HomeRoast Digest


Topic: I think I hit the sweet spot! (3 msgs / 98 lines)
1) From: Scot Murphy
Just got done roasting, and I decided to do things a little different  
this time. You may recall that I use a SC/TO, and that I have a  
digital thermometer which probe sits between the beans and the TO.  
That means I am not measuring the ambient temp of the beans but the  
air, which I take into account. Now, usually, most of my roasts I'll  
let climb to 400 before I hold for a minute, sometimes holding for a  
minute at 350. I just do this by turning the switch on and off. I log  
the temperature rise in 5-degree increments, adding the beans at 250  
(after which the temp dips to around 200), and after some recovery,  
the temps usually rise at about 4 to 6 seconds (roughly) per 5  
degrees. Sometimes a little more, and that rate slows as the  
temperature passes 400, usually. I used to get to around 400 in 4  
minutes, but changed that in order to try to avoid the baker's- 
chocolate-powder smell of my ground coffee.
On thing I had noticed in my roasts of the Dulce and the India  
Matadakad was that the cracks were quiet and sparse.
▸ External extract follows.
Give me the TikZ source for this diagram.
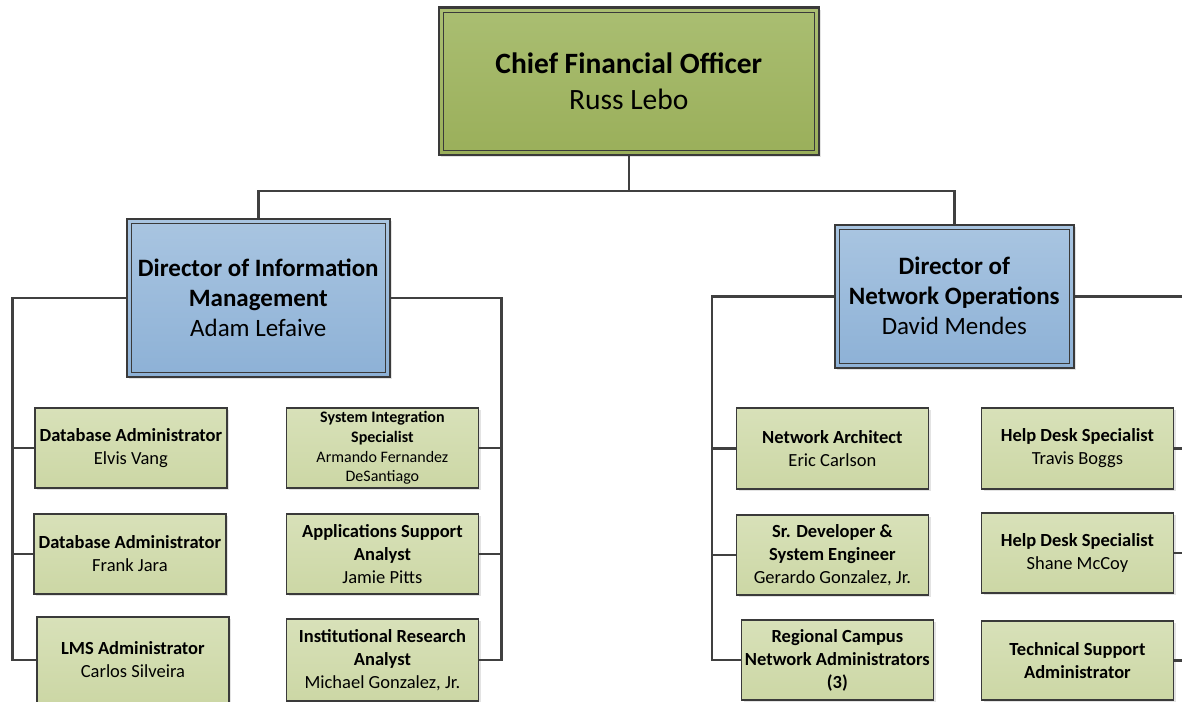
\documentclass[tikz,border=0pt]{standalone}
\usepackage{fontspec}
\setmainfont{Carlito}
\usetikzlibrary{shadows}
\definecolor{linecol}{HTML}{404040}
\definecolor{bordcol}{HTML}{3A3A3A}
\definecolor{cfoTop}{HTML}{AABE72}
\definecolor{cfoBot}{HTML}{9AAF5A}
\definecolor{dirTop}{HTML}{A9C5E1}
\definecolor{dirBot}{HTML}{8DB1D6}
\definecolor{smTop}{HTML}{D8E1B9}
\definecolor{smBot}{HTML}{CCD7A5}
\tikzset{
  conn/.style={draw=linecol, line width=2.6pt},
  box/.style={anchor=north west, inner sep=0pt, align=center, draw=bordcol,
    drop shadow={shadow xshift=2.5pt, shadow yshift=-2.5pt, opacity=0.22}},
  dblbox/.style={box, line width=2.6pt,
    path picture={\draw[bordcol, line width=1.4pt]
      ([shift={(4.5,-4.5)}]path picture bounding box.north west) rectangle
      ([shift={(-4.5,4.5)}]path picture bounding box.south east);}},
  cfobox/.style={dblbox, top color=cfoTop, bottom color=cfoBot,
    font=\fontsize{29.5}{36}\selectfont},
  dirbox/.style={dblbox, top color=dirTop, bottom color=dirBot,
    font=\fontsize{25}{30}\selectfont},
  smbox/.style={box, line width=1.8pt, top color=smTop, bottom color=smBot,
    font=\fontsize{18.5}{23}\selectfont, minimum width=192pt},
}
\begin{document}
\begin{tikzpicture}[x=1pt,y=1pt]
\useasboundingbox (0,0) rectangle (1182,-701);
\clip (0,0) rectangle (1182,-701);

% top
\node[cfobox, minimum width=380pt, minimum height=147pt] (cfo) at (437.5,-6.5)
  {\textbf{Chief Financial Officer}\\Russ Lebo};

% directors
\node[dirbox, minimum width=263pt, minimum height=158pt] (dirL) at (125.5,-217.5)
  {\textbf{Director of Information}\\\textbf{Management}\\Adam Lefaive};
\node[dirbox, minimum width=239pt, minimum height=143pt] (dirR) at (833.5,-223.5)
  {\textbf{Director of}\\\textbf{Network Operations}\\David Mendes};

% left group, left column
\node[smbox, minimum height=80pt] (dba1) at (34,-407)
  {\textbf{Database Administrator}\\Elvis Vang};
\node[smbox, minimum height=80pt] (dba2) at (33,-513)
  {\textbf{Database Administrator}\\Frank Jara};
\node[smbox, minimum height=86pt] (lms) at (36,-616)
  {\textbf{LMS Administrator}\\Carlos Silveira};

% left group, right column
\node[smbox, minimum height=80pt, font=\fontsize{16}{19.7}\selectfont] (sis) at (285.5,-407)
  {\textbf{System Integration}\\\textbf{Specialist}\\Armando Fernandez\\DeSantiago};
\node[smbox, minimum height=80pt] (asa) at (285.5,-513)
  {\textbf{Applications Support}\\\textbf{Analyst}\\Jamie Pitts};
\node[smbox, minimum height=82pt] (ira) at (285.5,-618)
  {\textbf{Institutional Research}\\\textbf{Analyst}\\Michael Gonzalez, Jr.};

% right group, left column
\node[smbox, minimum height=81pt] (na) at (735.5,-407)
  {\textbf{Network Architect}\\Eric Carlson};
\node[smbox, minimum height=80pt] (srdev) at (735.5,-514)
  {\textbf{Sr. Developer \&}\\\textbf{System Engineer}\\Gerardo Gonzalez, Jr.};
\node[smbox, minimum height=80pt] (rcna) at (740.5,-619)
  {\textbf{Regional Campus}\\\textbf{Network Administrators}\\\textbf{(3)}};

% right group, right column
\node[smbox, minimum height=81pt] (hds1) at (980.5,-407)
  {\textbf{Help Desk Specialist}\\Travis Boggs};
\node[smbox, minimum height=80pt] (hds2) at (980.5,-512)
  {\textbf{Help Desk Specialist}\\Shane McCoy};
\node[smbox, minimum height=79pt] (tsa) at (980.5,-620)
  {\textbf{Technical Support}\\\textbf{Administrator}};

% connectors
\coordinate (busY) at (0,-191);
\coordinate (tLL) at (12.5,0);
\coordinate (tLR) at (501.5,0);
\coordinate (tRL) at (712,0);
\coordinate (tRR) at (1195,0);

\draw[conn] (cfo.south) -- (cfo.south |- busY) coordinate (busC);
\draw[conn] (dirL.north) |- (busC) -| (dirR.north);

\draw[conn] (dirL.west) -| (lms.west -| tLL) -- (lms.west);
\draw[conn] (dba1.west -| tLL) -- (dba1.west);
\draw[conn] (dba2.west -| tLL) -- (dba2.west);

\draw[conn] (dirL.east) -| (ira.east -| tLR) -- (ira.east);
\draw[conn] (sis.east -| tLR) -- (sis.east);
\draw[conn] (asa.east -| tLR) -- (asa.east);

\draw[conn] (dirR.west) -| (rcna.west -| tRL) -- (rcna.west);
\draw[conn] (na.west -| tRL) -- (na.west);
\draw[conn] (srdev.west -| tRL) -- (srdev.west);

\draw[conn] (dirR.east) -| (tsa.east -| tRR) -- (tsa.east);
\draw[conn] (hds1.east -| tRR) -- (hds1.east);
\draw[conn] (hds2.east -| tRR) -- (hds2.east);
\end{tikzpicture}
\end{document}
The beans were  
cracking, all right, the seam splitting with cracks at the ends, but  
I wasn't getting anywhere near the dramatic cracks I used to with my  
old Poppery. Most of my roasts are like that, and I understand that a  
slower roast means a more protracted crack, but all my roasts seemed  
quieter and slower than they should have been.
So today I tried the very, very last (sniff!) of my Brazil Fazenda  
Ipanema Dulce, but did this: I let the temp climb up to 350 and  
decided to hold it for two minutes. After that I let it climb to 400,  
then held it for 2 minutes again. When I did this, I got a slightly  
earlier 1st crack in terms of temperature (around 430, rather than  
450), but surprisingly, the crack was much louder--and more rapid! I  
got a fairly continuous 1st, which I hadn't been for that bean. The  
crack also seemed to last longer, about two minutes longer than  
usual, so I thought, I must be on to something. So I tried my India 
(na) Matadakad and did the same thing: 2 minute hold at 350, 2 minute  
hold at 400. Not only did I get a similar response in the crack--a  
little earlier, louder, and more protracted--but at about 9 minutes,  
I got the most *wonderful* smell.
That's why I wonder if I hit the sweet spot! This aroma came from my  
SC/TO that, for about half a minute (during 1st), that seemed simply  
perfect: perfectly sweet, perfectly nutty, perfectly toasty,  
perfectly coffee-like. And now I have to wait a couple of days to try  
it--maybe four days for that perfect rest period. I want to try it  
NOW!!! I'll content myself, in the meantime, with an adult beverage  
or two. :)
Dang, this is why I love home roasting!!
Scot "beer's no substitute" Murphy

2) From: Greg C. Rose
Scot,
I use a SC/TO as well, and I've noticed that the cracks are usually quite
subdued too.  I also found that my TO isn't hot enough to roast the beans
up to 2nd crack well.  (I had the heating unit of the SC disconnected.) 
So now I've rewired the SC and have its heating unit on a toggle switch. 
This way I give the roast an additional boost when I feel its lagging.  I
find that the cracks are more pronounced now because of the faster heating
time.  I believe that the cracks were soft before as a result of most of
the water escaping before the bean temperature reached 1st crack.  
Congrats on finding the sweet spot.  The real test comes now to see if it
is repeatable with a different bean.
Greg
Firin' up the SC/TO right after work

3) From: Peter Zulkowski
Hi Greg,
You may need to adjust the thermostat in your TO, or better yet connect 
it to a toggle switch also.
The element on mine is now controlled with a standard wall switch (house 
kind) that I mounted in a electrical box.
Actually, I used heavier gage wire to the element and put an electrical 
plug on the end of it. This plugs into the box and is controlled by the 
switch.
This set up lends itself easily to control with a PID also.
Best,
Happily camping, here in Gloucester, MA.